What is ANSI/SPRI ES-1 and does my repair need to meet it?
ES-1 is the industry standard for the perimeter edge of low-slope roofs — how the fascia, drip edge, and coping are fabricated and anchored to resist wind uplift. Modern codes reference it for commercial roofs, and many edges that fail were never built to it. When we re-detail a failed edge we build to ES-1, so the repair resists more uplift than the metal that blew off.
Can you just reattach the metal that came loose?
That is the patch that fails again. The displaced section is rarely the whole problem — the runs beside it have usually lost their grip too. We determine how far the failure really extends, install a continuous cleat sized for your wind zone, bring fastener type and spacing up to ES-1, and re-strip the membrane edge into the new metal so the perimeter is engineered to hold rather than restored to the condition that just failed.
Does Lexington really get wind strong enough to cause this?
Yes. We do not get hurricanes, but the severe storm lines that cross central Kentucky in spring and summer carry straight-line winds and downbursts, and a microburst can put a brief, violent uplift load on a perimeter that has been loosening for years. Add freeze-thaw winters working the fasteners loose, and exposed retail and warehouse roofs out by the interstates are especially vulnerable.
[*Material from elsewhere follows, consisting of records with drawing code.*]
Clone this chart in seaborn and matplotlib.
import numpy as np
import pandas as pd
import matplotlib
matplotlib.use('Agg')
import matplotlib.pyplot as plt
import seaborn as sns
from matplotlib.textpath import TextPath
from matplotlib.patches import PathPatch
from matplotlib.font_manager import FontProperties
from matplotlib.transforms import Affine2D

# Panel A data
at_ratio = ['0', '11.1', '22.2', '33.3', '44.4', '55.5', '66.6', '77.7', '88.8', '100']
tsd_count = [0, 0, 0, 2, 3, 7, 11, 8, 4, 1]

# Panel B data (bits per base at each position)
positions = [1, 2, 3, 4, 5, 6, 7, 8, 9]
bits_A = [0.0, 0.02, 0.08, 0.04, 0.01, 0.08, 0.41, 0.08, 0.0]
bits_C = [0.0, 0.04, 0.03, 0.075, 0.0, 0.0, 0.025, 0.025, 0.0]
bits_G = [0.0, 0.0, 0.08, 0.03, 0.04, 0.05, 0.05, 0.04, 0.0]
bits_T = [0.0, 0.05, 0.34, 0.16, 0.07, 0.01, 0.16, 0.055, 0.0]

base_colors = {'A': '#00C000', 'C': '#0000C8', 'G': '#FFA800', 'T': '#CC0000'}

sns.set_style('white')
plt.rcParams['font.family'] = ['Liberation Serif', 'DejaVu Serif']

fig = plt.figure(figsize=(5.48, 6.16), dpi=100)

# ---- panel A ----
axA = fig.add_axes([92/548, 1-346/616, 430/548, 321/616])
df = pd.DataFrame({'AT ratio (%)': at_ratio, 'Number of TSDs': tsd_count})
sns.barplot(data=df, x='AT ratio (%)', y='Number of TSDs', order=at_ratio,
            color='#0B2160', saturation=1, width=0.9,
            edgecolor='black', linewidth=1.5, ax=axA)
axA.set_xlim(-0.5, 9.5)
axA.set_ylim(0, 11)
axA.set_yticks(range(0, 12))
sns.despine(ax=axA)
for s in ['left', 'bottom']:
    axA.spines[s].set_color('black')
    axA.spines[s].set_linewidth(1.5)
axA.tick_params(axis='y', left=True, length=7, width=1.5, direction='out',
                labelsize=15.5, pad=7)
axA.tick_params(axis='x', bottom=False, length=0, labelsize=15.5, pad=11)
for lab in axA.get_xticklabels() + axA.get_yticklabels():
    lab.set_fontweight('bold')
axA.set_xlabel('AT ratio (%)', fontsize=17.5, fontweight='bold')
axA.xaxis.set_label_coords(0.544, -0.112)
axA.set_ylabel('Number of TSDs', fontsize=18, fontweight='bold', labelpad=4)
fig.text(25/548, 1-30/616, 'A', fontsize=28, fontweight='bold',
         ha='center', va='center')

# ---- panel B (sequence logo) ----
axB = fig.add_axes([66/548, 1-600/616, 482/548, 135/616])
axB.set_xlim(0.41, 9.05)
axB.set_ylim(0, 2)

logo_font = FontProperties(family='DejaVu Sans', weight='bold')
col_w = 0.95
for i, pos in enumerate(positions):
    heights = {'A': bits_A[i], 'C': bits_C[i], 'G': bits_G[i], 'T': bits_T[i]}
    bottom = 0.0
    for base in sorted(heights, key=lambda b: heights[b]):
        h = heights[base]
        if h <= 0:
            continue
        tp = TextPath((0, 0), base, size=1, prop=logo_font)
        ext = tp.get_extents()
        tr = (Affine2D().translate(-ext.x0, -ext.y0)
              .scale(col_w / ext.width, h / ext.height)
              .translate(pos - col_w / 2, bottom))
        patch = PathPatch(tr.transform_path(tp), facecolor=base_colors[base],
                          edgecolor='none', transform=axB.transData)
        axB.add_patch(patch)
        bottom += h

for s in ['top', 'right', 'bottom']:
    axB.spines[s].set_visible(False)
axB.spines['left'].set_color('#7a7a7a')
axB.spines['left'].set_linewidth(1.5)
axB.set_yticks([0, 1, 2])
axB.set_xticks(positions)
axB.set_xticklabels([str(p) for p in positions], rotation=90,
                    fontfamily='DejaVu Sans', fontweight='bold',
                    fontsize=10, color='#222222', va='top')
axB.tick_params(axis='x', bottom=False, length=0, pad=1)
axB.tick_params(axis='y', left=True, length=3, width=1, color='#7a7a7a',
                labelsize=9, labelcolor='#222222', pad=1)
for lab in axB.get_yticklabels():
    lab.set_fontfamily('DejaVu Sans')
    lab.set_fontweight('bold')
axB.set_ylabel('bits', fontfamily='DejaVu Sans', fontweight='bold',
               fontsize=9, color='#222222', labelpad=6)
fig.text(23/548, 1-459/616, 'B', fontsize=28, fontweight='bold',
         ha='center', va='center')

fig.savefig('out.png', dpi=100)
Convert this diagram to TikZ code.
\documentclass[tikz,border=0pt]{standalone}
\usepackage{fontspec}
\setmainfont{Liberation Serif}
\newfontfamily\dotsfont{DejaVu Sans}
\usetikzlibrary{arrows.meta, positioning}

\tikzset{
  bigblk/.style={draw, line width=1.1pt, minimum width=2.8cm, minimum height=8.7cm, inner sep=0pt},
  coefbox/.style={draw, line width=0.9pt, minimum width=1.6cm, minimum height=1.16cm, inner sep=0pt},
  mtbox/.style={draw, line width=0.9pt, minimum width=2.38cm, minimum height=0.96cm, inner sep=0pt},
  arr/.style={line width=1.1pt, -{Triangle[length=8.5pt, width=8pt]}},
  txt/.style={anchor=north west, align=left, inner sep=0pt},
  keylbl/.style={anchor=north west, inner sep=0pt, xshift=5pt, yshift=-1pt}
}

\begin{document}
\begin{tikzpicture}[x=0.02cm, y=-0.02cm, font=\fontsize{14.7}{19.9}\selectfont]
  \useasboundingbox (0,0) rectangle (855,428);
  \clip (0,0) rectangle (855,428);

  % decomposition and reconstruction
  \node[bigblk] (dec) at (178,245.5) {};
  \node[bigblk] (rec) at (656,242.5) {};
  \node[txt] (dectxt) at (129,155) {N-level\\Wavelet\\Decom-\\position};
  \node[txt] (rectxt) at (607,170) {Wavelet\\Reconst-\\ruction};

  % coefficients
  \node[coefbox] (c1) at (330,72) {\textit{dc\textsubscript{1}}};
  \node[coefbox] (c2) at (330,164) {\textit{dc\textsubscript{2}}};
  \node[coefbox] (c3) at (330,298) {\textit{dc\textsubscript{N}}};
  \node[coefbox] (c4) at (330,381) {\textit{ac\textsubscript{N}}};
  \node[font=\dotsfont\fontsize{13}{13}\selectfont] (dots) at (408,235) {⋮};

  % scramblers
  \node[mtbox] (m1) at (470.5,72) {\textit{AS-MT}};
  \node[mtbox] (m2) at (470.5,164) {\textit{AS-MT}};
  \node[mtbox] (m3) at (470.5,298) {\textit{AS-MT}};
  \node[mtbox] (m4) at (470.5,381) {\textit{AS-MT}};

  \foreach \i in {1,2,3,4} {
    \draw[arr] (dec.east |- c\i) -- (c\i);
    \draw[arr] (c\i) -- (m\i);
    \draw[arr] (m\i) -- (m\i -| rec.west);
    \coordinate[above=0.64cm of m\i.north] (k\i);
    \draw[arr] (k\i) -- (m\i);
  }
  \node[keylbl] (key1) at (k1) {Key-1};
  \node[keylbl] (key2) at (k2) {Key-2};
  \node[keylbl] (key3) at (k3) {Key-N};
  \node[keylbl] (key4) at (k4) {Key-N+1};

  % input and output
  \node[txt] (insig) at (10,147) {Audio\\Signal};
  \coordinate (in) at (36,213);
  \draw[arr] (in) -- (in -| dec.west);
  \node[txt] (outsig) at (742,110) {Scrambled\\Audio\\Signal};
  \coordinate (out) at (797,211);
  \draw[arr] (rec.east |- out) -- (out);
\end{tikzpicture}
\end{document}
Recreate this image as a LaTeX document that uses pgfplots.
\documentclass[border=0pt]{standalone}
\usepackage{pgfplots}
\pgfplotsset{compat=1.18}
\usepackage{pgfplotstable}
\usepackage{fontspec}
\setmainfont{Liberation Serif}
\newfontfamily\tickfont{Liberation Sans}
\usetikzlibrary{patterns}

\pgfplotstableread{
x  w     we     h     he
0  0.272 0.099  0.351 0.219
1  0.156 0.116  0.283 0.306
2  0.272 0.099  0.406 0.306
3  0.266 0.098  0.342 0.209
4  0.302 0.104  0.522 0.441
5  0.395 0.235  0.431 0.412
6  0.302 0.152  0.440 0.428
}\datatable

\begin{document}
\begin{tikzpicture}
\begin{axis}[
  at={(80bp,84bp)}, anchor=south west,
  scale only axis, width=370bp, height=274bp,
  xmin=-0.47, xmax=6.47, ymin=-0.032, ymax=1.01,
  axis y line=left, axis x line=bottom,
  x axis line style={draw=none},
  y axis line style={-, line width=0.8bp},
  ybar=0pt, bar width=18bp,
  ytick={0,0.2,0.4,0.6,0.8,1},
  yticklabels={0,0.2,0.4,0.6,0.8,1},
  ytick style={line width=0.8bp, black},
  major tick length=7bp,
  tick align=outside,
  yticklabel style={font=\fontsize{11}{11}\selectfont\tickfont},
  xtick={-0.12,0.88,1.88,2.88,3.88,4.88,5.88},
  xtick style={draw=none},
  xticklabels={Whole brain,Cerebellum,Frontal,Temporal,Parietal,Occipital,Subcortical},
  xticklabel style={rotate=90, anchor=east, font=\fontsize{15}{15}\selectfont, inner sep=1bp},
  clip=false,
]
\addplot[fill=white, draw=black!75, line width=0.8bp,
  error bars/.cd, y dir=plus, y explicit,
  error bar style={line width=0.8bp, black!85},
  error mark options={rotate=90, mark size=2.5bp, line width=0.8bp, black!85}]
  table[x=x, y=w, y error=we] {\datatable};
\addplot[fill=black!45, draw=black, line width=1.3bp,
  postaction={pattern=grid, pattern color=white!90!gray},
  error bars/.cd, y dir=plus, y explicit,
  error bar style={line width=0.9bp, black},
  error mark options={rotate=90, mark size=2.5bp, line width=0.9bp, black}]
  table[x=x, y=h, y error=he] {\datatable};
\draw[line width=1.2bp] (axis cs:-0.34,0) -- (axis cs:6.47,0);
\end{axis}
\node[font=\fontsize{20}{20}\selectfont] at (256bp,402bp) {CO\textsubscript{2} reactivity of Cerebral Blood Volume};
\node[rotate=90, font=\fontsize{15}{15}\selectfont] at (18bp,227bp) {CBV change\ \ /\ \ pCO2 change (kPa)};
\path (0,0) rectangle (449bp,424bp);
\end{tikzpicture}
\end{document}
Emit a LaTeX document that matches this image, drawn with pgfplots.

My roof edge just failed in a storm — can you respond now?
Yes. A failed edge is usually an active emergency because water gets behind the metal and into the wall and the field membrane is exposed. We can dry the roof in and stabilize the open edge quickly to stop further damage, then return for the permanent ES-1 repair once the full scope is clear. We document the failure thoroughly for your insurance claim while we are there.